STORED DATA >>
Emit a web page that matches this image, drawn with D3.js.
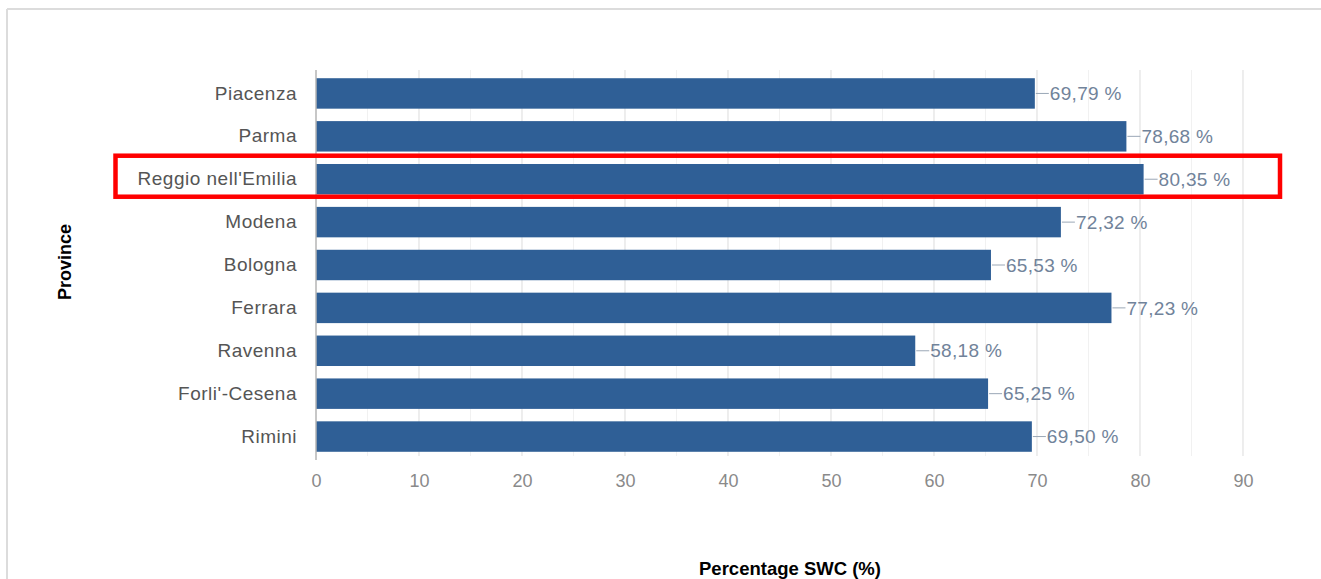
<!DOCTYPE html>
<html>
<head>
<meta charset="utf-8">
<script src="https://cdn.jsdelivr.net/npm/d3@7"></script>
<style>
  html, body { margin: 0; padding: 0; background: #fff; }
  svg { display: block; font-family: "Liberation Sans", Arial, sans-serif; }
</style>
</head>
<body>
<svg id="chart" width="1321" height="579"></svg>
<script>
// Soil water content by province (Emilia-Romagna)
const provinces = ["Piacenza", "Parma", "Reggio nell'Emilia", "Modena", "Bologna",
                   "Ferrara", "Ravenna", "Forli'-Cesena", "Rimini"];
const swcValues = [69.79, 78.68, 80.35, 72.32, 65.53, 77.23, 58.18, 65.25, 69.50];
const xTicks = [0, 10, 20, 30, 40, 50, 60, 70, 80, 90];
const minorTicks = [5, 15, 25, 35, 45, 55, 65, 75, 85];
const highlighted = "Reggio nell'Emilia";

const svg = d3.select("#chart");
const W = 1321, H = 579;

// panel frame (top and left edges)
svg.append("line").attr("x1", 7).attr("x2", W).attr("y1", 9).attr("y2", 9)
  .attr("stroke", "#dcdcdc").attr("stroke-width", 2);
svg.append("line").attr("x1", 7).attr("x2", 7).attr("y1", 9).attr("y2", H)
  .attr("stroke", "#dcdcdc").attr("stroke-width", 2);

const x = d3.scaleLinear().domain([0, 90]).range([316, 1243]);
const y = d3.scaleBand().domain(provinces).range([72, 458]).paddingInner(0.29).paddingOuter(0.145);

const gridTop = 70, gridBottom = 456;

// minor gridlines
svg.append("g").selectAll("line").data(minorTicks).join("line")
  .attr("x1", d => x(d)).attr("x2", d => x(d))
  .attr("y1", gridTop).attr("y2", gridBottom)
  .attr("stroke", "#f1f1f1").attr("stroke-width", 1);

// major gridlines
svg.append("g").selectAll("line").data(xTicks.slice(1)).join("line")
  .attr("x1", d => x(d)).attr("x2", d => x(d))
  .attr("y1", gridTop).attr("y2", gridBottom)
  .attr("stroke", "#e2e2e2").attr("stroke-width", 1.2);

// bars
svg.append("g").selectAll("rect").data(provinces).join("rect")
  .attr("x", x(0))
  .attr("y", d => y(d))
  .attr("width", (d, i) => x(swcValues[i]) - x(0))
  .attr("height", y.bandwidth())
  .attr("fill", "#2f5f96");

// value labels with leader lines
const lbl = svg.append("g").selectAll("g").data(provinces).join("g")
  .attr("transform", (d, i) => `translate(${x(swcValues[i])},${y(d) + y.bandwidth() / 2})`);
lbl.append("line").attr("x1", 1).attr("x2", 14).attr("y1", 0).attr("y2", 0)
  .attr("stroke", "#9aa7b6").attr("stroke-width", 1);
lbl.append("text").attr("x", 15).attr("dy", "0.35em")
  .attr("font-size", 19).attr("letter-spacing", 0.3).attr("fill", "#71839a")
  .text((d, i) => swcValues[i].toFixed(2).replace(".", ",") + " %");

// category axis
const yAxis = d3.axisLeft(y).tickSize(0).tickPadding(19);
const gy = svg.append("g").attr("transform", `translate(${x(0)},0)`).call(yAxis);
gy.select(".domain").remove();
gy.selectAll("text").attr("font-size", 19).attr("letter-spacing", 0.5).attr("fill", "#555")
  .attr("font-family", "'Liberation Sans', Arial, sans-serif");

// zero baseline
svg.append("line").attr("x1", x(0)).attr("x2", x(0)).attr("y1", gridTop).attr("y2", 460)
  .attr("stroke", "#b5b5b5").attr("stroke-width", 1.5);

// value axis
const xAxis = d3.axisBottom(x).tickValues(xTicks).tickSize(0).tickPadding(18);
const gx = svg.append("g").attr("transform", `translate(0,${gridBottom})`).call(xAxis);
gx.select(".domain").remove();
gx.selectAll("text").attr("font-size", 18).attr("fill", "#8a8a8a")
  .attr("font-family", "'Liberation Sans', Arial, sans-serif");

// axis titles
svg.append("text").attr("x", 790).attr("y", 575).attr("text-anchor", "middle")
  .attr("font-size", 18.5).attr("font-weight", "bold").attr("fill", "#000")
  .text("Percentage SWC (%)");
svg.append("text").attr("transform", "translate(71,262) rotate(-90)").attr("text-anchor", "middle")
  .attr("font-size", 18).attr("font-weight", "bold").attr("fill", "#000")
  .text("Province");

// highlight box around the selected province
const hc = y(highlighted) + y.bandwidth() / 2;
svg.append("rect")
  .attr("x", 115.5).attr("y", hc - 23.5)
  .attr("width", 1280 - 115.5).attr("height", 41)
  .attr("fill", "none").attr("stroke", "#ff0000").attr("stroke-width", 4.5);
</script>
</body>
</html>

TASK PROMPT >> Reproduce only the lines from the beginning of the data through the line that contains "const W = 1321, H = 579;", both included, and please drop the pictures.

ANSWER FOR THIS EXERCISE >>
Emit a web page that matches this image, drawn with D3.js.
<!DOCTYPE html>
<html>
<head>
<meta charset="utf-8">
<script src="https://cdn.jsdelivr.net/npm/d3@7"></script>
<style>
  html, body { margin: 0; padding: 0; background: #fff; }
  svg { display: block; font-family: "Liberation Sans", Arial, sans-serif; }
</style>
</head>
<body>
<svg id="chart" width="1321" height="579"></svg>
<script>
// Soil water content by province (Emilia-Romagna)
const provinces = ["Piacenza", "Parma", "Reggio nell'Emilia", "Modena", "Bologna",
                   "Ferrara", "Ravenna", "Forli'-Cesena", "Rimini"];
const swcValues = [69.79, 78.68, 80.35, 72.32, 65.53, 77.23, 58.18, 65.25, 69.50];
const xTicks = [0, 10, 20, 30, 40, 50, 60, 70, 80, 90];
const minorTicks = [5, 15, 25, 35, 45, 55, 65, 75, 85];
const highlighted = "Reggio nell'Emilia";

const svg = d3.select("#chart");
const W = 1321, H = 579;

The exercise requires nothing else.